Negli ultimi mesi, poi, siamo stati tutti molto impegnati con i preparativi per l’inaugurazione del nuovo centro culturale di Pro Terra Sancta a Betlemme. Il centro si chiama Dar Al-Majus, la casa dei magi. È stato un bellissimo lavoro di squadra, seppur faticoso in certi momenti, che mi ha fatto vivere questa esperienza in maniera ancora più intensa. Dar Al-Majus è diventata un po’ una seconda casa per me insieme alla grande famiglia dello staff e di tutti i lavoratori.

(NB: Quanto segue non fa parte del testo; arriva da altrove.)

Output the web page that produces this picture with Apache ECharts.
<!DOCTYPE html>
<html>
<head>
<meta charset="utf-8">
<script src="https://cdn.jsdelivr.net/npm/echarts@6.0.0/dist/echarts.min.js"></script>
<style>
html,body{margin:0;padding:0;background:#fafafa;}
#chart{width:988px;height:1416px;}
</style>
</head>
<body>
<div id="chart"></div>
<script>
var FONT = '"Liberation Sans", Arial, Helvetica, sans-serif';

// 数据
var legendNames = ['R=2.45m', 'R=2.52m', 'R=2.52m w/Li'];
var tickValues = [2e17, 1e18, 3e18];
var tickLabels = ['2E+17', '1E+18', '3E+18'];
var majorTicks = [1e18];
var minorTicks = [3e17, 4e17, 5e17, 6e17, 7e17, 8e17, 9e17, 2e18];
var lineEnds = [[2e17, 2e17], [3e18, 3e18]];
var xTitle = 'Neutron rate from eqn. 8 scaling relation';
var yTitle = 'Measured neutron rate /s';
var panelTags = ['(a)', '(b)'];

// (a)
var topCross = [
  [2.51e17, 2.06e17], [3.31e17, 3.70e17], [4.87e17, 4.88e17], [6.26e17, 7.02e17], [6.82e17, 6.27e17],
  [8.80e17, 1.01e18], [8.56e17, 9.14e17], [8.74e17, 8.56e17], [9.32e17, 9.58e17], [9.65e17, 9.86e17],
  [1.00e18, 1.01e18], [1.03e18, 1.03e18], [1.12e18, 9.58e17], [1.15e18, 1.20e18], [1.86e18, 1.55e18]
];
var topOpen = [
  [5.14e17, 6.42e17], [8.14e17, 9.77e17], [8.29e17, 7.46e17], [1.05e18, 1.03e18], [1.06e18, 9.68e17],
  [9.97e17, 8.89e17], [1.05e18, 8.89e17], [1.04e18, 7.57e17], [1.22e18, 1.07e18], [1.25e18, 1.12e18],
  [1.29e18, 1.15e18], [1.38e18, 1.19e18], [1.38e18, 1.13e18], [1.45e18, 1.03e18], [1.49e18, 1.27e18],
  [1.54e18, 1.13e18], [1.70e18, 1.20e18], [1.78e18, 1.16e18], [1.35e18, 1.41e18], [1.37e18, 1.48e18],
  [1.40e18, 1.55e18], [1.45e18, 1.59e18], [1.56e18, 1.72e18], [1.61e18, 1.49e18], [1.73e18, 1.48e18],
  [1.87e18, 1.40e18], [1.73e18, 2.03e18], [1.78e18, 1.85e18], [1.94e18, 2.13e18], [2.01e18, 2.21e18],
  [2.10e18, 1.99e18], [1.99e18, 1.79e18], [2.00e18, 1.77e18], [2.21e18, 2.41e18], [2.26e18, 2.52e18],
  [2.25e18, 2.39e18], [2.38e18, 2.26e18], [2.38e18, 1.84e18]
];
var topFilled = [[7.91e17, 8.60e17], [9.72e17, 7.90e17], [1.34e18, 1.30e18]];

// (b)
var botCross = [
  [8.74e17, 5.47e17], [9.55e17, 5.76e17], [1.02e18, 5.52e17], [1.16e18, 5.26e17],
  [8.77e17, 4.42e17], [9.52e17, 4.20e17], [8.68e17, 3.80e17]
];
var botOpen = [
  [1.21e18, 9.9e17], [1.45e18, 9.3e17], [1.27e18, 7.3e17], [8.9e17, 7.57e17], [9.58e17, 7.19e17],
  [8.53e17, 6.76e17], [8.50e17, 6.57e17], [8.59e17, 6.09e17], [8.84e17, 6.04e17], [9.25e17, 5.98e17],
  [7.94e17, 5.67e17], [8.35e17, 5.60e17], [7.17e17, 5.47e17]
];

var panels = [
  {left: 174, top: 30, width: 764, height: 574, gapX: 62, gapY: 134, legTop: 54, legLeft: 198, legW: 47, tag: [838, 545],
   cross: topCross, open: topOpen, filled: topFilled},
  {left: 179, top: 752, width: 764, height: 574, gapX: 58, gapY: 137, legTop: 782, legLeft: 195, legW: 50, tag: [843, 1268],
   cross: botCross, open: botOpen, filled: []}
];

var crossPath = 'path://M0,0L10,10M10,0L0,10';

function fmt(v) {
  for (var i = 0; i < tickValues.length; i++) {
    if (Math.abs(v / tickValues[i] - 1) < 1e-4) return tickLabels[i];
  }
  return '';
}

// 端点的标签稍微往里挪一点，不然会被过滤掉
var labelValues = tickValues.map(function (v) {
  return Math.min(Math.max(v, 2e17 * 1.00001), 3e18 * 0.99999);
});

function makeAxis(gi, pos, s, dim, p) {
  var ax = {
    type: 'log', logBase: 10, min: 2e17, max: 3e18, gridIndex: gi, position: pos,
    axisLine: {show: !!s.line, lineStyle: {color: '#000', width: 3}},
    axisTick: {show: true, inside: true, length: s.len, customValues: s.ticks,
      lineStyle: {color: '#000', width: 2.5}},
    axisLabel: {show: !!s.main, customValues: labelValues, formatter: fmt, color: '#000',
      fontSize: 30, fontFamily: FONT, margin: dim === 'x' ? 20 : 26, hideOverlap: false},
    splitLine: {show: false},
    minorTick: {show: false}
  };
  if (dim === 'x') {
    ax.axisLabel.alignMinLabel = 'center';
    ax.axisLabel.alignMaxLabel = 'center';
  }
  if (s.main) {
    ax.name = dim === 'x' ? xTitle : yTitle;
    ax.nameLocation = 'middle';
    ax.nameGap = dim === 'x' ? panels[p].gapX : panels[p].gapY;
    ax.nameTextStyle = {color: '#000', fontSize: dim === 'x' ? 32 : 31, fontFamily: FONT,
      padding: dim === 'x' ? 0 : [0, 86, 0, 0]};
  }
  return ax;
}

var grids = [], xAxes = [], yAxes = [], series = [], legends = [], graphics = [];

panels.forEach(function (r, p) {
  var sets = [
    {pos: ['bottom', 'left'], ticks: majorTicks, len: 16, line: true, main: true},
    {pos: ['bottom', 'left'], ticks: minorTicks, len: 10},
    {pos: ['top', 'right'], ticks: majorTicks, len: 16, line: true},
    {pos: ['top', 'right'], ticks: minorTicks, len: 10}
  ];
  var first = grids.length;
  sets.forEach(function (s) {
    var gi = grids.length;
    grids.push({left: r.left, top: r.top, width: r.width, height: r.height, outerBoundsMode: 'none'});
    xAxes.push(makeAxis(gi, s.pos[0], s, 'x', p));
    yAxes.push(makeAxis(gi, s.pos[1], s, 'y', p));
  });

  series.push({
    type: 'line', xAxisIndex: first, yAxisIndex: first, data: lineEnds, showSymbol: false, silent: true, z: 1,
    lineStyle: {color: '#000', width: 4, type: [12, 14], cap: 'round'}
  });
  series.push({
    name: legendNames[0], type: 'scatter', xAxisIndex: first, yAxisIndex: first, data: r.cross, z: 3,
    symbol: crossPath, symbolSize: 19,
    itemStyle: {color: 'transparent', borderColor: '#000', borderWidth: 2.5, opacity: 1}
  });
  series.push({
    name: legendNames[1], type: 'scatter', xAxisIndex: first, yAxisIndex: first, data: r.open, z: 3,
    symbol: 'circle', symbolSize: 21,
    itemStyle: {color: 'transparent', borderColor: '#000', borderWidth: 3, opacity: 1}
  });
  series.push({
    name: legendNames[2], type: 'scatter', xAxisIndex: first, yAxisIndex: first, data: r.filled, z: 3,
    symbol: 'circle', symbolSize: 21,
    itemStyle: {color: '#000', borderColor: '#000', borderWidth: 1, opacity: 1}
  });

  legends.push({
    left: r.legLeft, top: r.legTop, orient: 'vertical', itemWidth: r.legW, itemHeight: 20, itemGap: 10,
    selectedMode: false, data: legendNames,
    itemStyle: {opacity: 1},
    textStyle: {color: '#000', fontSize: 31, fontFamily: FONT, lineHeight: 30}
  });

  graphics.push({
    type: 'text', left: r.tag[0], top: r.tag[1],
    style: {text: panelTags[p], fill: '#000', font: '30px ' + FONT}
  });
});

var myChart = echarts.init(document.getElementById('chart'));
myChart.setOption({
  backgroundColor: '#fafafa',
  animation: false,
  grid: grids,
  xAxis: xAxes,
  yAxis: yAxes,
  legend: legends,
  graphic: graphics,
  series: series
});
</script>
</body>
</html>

La mia famiglia a Betlemme
Questo è stato un anno di servizio a 360°. Oltre alle ore di lavoro in ufficio che svolgevo al mattino, al pomeriggio ero impegnata come volontaria presso l’Hogar Niño Dios. Si tratta di una casa di accoglienza per bambini e ragazzi disabili gestita dalle suore del Verbo Incarnato. Tra l'altro, vi ero già stata anni fa per un’esperienza di campo estivo.
Sono stata molto contenta di aver avuto anche questa possibilità che ha arricchito il mio servizio. Infatti, prima della partenza speravo di aver abbastanza tempo per andare a trovarli ogni tanto; ma mai mi sarei aspettata di poterci andare tutti i pomeriggi.
Questi bambini e ragazzi mi hanno stravolto la vita in senso positivo, mi hanno donato il triplo di quel poco che davo a loro e aiutavano a “staccare la spina” e a ricaricare le batterie per il giorno seguente, nonostante fosse molto impegnativo fisicamente.
Le suore e i bambini sono stati come una famiglia, ho trascorso con loro le feste di Natale e Pasqua, condividendo insieme pranzi, cene e momenti di festa in allegria. Ma anche le celebrazioni religiose e il rosario recitato insieme tutti i pomeriggi con i bambini.
Sono grata per l’esperienza vissuta. Porto tutto questo nel mio cuore consapevole che farà parte del bagaglio che sarà con me nelle mie nuove esperienze di vita e di lavoro".